I think this is a great idea, but for a different reason. "Elite college" is a relative and somewhat zero-sum term, since it refers not to the quality of education but the quality of job and networking opportunities that are available once a person graduates. The embarrassing truth of these elite colleges is that there's not a whole lot of value-add. The classes are good--well, some of them--but you can find classes that are just as good at a decent state university. Elite colleges don't give anyone the ability to beat the job market; they select those who are likely already to beat it.

They also offer a fog of war. Rich dumb kids seem smart because they went to the same place where a lot of smart poors like us went; smart poors experience enough of the wealthy dumb's aura to project themselves as possibly rich (now or in the future). This requires a certain balance. If you let in too many "meritocrats" (smart poors) then the ultra-rich dumb kids who bring the networking opportunities are going to be overwhelmed and go somewhere else.

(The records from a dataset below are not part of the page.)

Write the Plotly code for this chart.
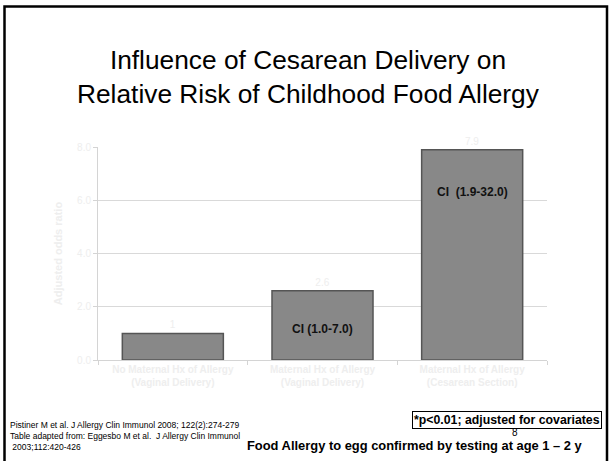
import plotly.graph_objects as go

categories = ["No Maternal Hx of Allergy<br>(Vaginal Delivery)",
              "Maternal Hx of Allergy<br>(Vaginal Delivery)",
              "Maternal Hx of Allergy<br>(Cesarean Section)"]
odds_ratio = [1.0, 2.6, 7.9]
bar_labels = ["1", "2.6", "7.9"]
ci_labels = ["", "CI (1.0-7.0)", "CI  (1.9-32.0)"]
ci_y = [0, 1.16, 6.3]
y_ticks = [0, 2, 4, 6, 8]
y_ticktext = ["0.0", "2.0", "4.0", "6.0", "8.0"]

W, H = 611, 461
L, R, T, B = 98, 547, 147, 360


def px(x):
    return (x - L) / (R - L)


def py(y):
    return (B - y) / (B - T)


faint = "#eeeeee"

fig = go.Figure()
fig.add_trace(go.Bar(
    x=categories, y=odds_ratio,
    text=bar_labels, textposition="outside",
    textfont=dict(color=faint, size=10, family="Liberation Sans"),
    marker=dict(color="#888888", line=dict(color="#555555", width=1.5)),
    cliponaxis=False,
))

annotations = []
for c, t, yv in zip(categories, ci_labels, ci_y):
    if t:
        annotations.append(dict(x=c, y=yv, xref="x", yref="y", text="<b>%s</b>" % t,
                                showarrow=False, font=dict(size=12, color="#111111",
                                                           family="Liberation Sans")))

annotations += [
    dict(x=px(308), y=py(77), xref="paper", yref="paper",
         text="Influence of Cesarean Delivery on<br>Relative Risk of Childhood Food Allergy",
         showarrow=False, xanchor="center", yanchor="middle", align="center",
         font=dict(size=26.3, color="#000000", family="Liberation Sans")),
    dict(x=px(8), y=py(436), xref="paper", yref="paper",
         text="Pistiner M et al. J Allergy Clin Immunol 2008; 122(2):274-279<br>"
              "Table adapted from: Eggesbo M et al.  J Allergy Clin Immunol<br>"
              " 2003;112:420-426",
         showarrow=False, xanchor="left", yanchor="middle", align="left",
         font=dict(size=8.5, color="#000000", family="Liberation Sans Narrow, Liberation Sans")),
    dict(x=px(507), y=py(420), xref="paper", yref="paper",
         text="<b>*p<0.01; adjusted for covariates</b>",
         showarrow=False, xanchor="center", yanchor="middle",
         bordercolor="#000000", borderwidth=1, borderpad=1, bgcolor="#ffffff",
         font=dict(size=12.3, color="#000000", family="Liberation Sans")),
    dict(x=px(515), y=py(432), xref="paper", yref="paper", text="8",
         showarrow=False, xanchor="center", yanchor="middle",
         font=dict(size=10, color="#000000", family="Liberation Sans")),
    dict(x=px(414.5), y=py(445), xref="paper", yref="paper",
         text="<b>Food Allergy to egg confirmed by testing at age 1 \u2013 2 y</b>",
         showarrow=False, xanchor="center", yanchor="middle",
         font=dict(size=12.9, color="#000000", family="Liberation Sans")),
]

shapes = [dict(type="rect", xref="paper", yref="paper",
               x0=px(4.5), x1=px(607), y0=py(475), y1=py(6.5),
               line=dict(color="#000000", width=2.5), layer="above")]

fig.update_layout(
    width=W, height=H,
    margin=dict(l=L, r=W - R, t=T, b=H - B),
    paper_bgcolor="#ffffff", plot_bgcolor="#ffffff",
    showlegend=False, bargap=0.325,
    font=dict(family="Liberation Sans"),
    annotations=annotations, shapes=shapes,
    xaxis=dict(showgrid=False, showline=True, linecolor="#d4d4d4", linewidth=1,
               ticks="outside", tickson="boundaries", ticklen=4, tickcolor="#d4d4d4",
               tickfont=dict(size=10, color=faint, family="Liberation Sans"),
               tickprefix="<b>", ticksuffix="</b>"),
    yaxis=dict(range=[0, 8], tickvals=y_ticks, ticktext=y_ticktext,
               showgrid=True, gridcolor="#d9d9d9", gridwidth=1,
               showline=True, linecolor="#d4d4d4", linewidth=1,
               ticks="outside", ticklen=4, tickcolor="#d4d4d4", zeroline=False,
               tickfont=dict(size=10, color=faint, family="Liberation Sans"),
               title=dict(text="<b>Adjusted odds ratio</b>", standoff=12,
                          font=dict(size=11, color=faint, family="Liberation Sans"))),
)

fig.write_html("out.html")
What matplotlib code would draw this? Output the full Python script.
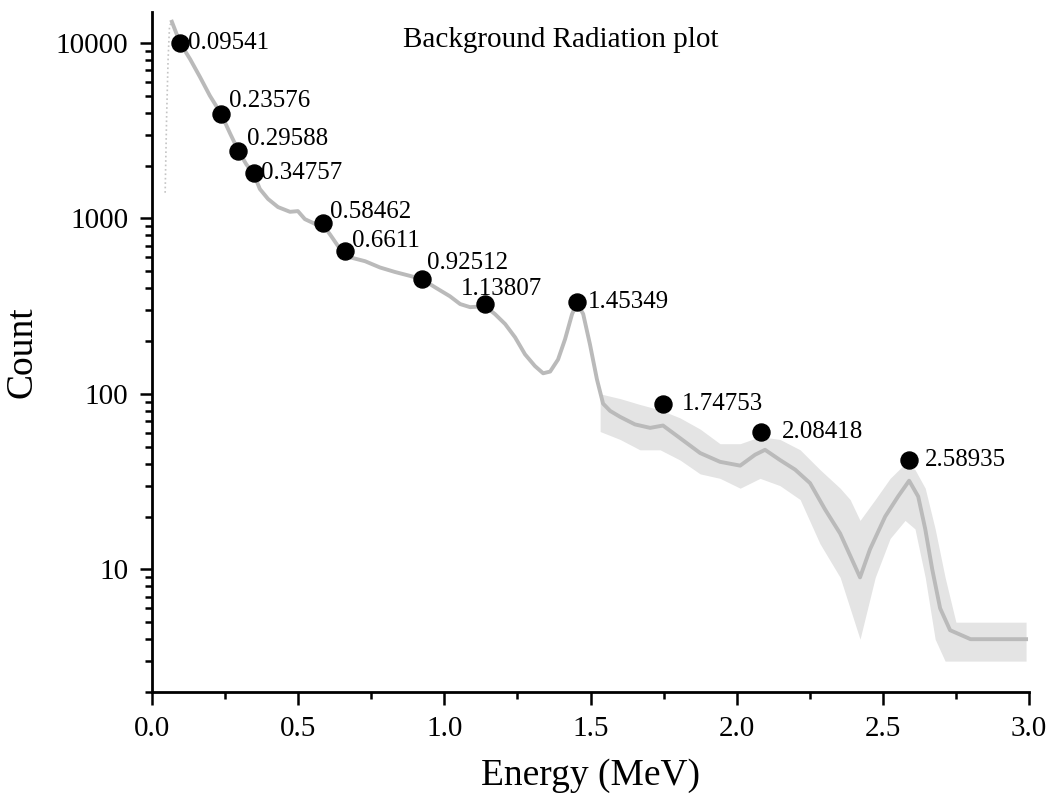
import numpy as np
import matplotlib
matplotlib.use("Agg")
import matplotlib.pyplot as plt
from matplotlib.ticker import FixedLocator, LogLocator, NullFormatter, MultipleLocator

plt.rcParams['font.family'] = ['Liberation Serif', 'DejaVu Serif']

# rising edge at the very start (only a few faint points)
rise_e = [0.045, 0.050, 0.055, 0.060, 0.068]
rise_c = [1400, 3800, 8000, 12500, 13200]

# spectrum (centre of the grey band)
energy = [0.068, 0.096, 0.130, 0.164, 0.198, 0.236,
          0.267, 0.296, 0.322, 0.349, 0.369, 0.397, 0.431, 0.472, 0.499, 0.523,
          0.558, 0.582, 0.609, 0.643, 0.677, 0.729, 0.780, 0.831, 0.883, 0.924,
          0.968, 1.019, 1.054, 1.088, 1.139, 1.173, 1.208, 1.242, 1.276, 1.310,
          1.338, 1.362, 1.389, 1.413, 1.437, 1.454, 1.475, 1.498, 1.522, 1.543,
          1.567, 1.601, 1.652, 1.704, 1.748, 1.806, 1.875, 1.943, 2.012, 2.063,
          2.097, 2.148, 2.200, 2.251, 2.302, 2.354, 2.388, 2.422, 2.456, 2.508,
          2.552, 2.590, 2.621, 2.645, 2.669, 2.696, 2.730, 2.800, 2.900, 2.990]
counts = [13200, 10000, 8100, 6400, 5000, 3950,
          3050, 2420, 2040, 1770, 1470, 1290, 1160, 1090, 1100, 990,
          930, 930, 810, 670, 600, 570, 525, 495, 470, 450,
          405, 360, 325, 312, 316, 285, 250, 210, 168, 144,
          131, 134, 157, 205, 285, 330, 285, 192, 121, 88,
          80, 74, 67, 64, 66, 56, 46, 41, 39, 45,
          48, 42, 37, 31, 22, 16, 12, 9, 13, 20,
          26, 32, 26, 17, 10, 6, 4.5, 4, 4, 4]

# spread of the noisy part of the spectrum
band_e = [1.533, 1.601, 1.669, 1.738, 1.806, 1.875, 1.943, 2.012, 2.080, 2.148,
          2.217, 2.285, 2.354, 2.388, 2.422, 2.474, 2.525, 2.576, 2.610, 2.645,
          2.679, 2.713, 2.750, 2.990]
band_lo = [61, 55, 48, 48, 42, 35, 33, 29, 33, 30,
           25, 14, 9, 6, 4, 9, 15, 19, 17, 9,
           4, 3, 3, 3]
band_hi = [100, 94, 87, 81, 73, 63, 52, 52, 57, 55,
           48, 37, 29, 25, 19, 25, 33, 40, 37, 29,
           17, 9, 5, 5]

# labelled peaks
peak_e = [0.09541, 0.23576, 0.29588, 0.34757, 0.58462, 0.6611, 0.92512,
          1.13807, 1.45349, 1.74753, 2.08418, 2.58935]
peak_c = [10000, 3940, 2420, 1810, 936, 648, 449, 327, 336, 88, 61, 42]
# label offsets in pixels (dx, dy)
label_off = [(8, 0), (8, 13), (9, 12), (7, 0), (7, 11), (7, 10), (5, 16),
             (-24, 15), (11, 0), (19, 0), (21, 0), (16, 0)]

fig = plt.figure(figsize=(10.54, 8), dpi=100)
ax = fig.add_axes([152 / 1054, 108 / 800, 877 / 1054, 680 / 800])

ax.fill_between(band_e, band_lo, band_hi, color='#e4e4e4', lw=0, zorder=1)
ax.plot(rise_e, rise_c, color='#c4c4c4', lw=1.2, ls=':', zorder=2)
ax.plot(energy, counts, color='#bababa', lw=2.8, zorder=2)
ax.scatter(peak_e, peak_c, s=150, color='black', zorder=3)
for e, c, (dx, dy) in zip(peak_e, peak_c, label_off):
    ax.annotate(str(e), (e, c), xytext=(dx, dy), textcoords='offset pixels',
                ha='left', va='center', fontsize=18, zorder=4)

ax.set_yscale('log')
ax.set_xlim(0, 3.0)
ax.set_ylim(2, 15000)

ax.xaxis.set_major_locator(MultipleLocator(0.5))
ax.xaxis.set_minor_locator(MultipleLocator(0.25))
ax.set_xticklabels([f'{v:.1f}' for v in ax.get_xticks()])
ax.yaxis.set_major_locator(FixedLocator([10, 100, 1000, 10000]))
ax.set_yticklabels(['10', '100', '1000', '10000'])
ax.yaxis.set_minor_locator(LogLocator(base=10, subs=np.arange(2, 10)))
ax.yaxis.set_minor_formatter(NullFormatter())

for s in ['top', 'right']:
    ax.spines[s].set_visible(False)
for s in ['left', 'bottom']:
    ax.spines[s].set_linewidth(2)

ax.tick_params(which='major', direction='out', length=9, width=1.8, labelsize=21, pad=8)
ax.tick_params(which='minor', direction='out', length=5, width=1.8)

ax.set_xlabel('Energy (MeV)', fontsize=27, labelpad=12)
ax.set_ylabel('Count', fontsize=27, labelpad=12)
ax.text(0.286, 0.959, 'Background Radiation plot', transform=ax.transAxes,
        ha='left', va='center', fontsize=21)

fig.savefig('out.png', dpi=100)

So, frankly, I don't think this reform would do much for undergraduate education. We already have a great number of schools that are just as good as, or better than, the Ivies... but that lack proximity to power and whose graduates get regular shitty jobs. (Actually, most of the smart poors who graduate from Ivies get regular shitty jobs too, but that's another topic.) Instead, I support it because it would improve the state of research. There are far too few professorships to go around. Whatever these massive endowments are doing, it's not funding a healthy academic job market, and we've become third-rate at everything, and soon China's going to drink our milkshake. Academia's dead and it's dead because it killed itself, and the first step toward reviving it is to fix this gross misallocation of resources.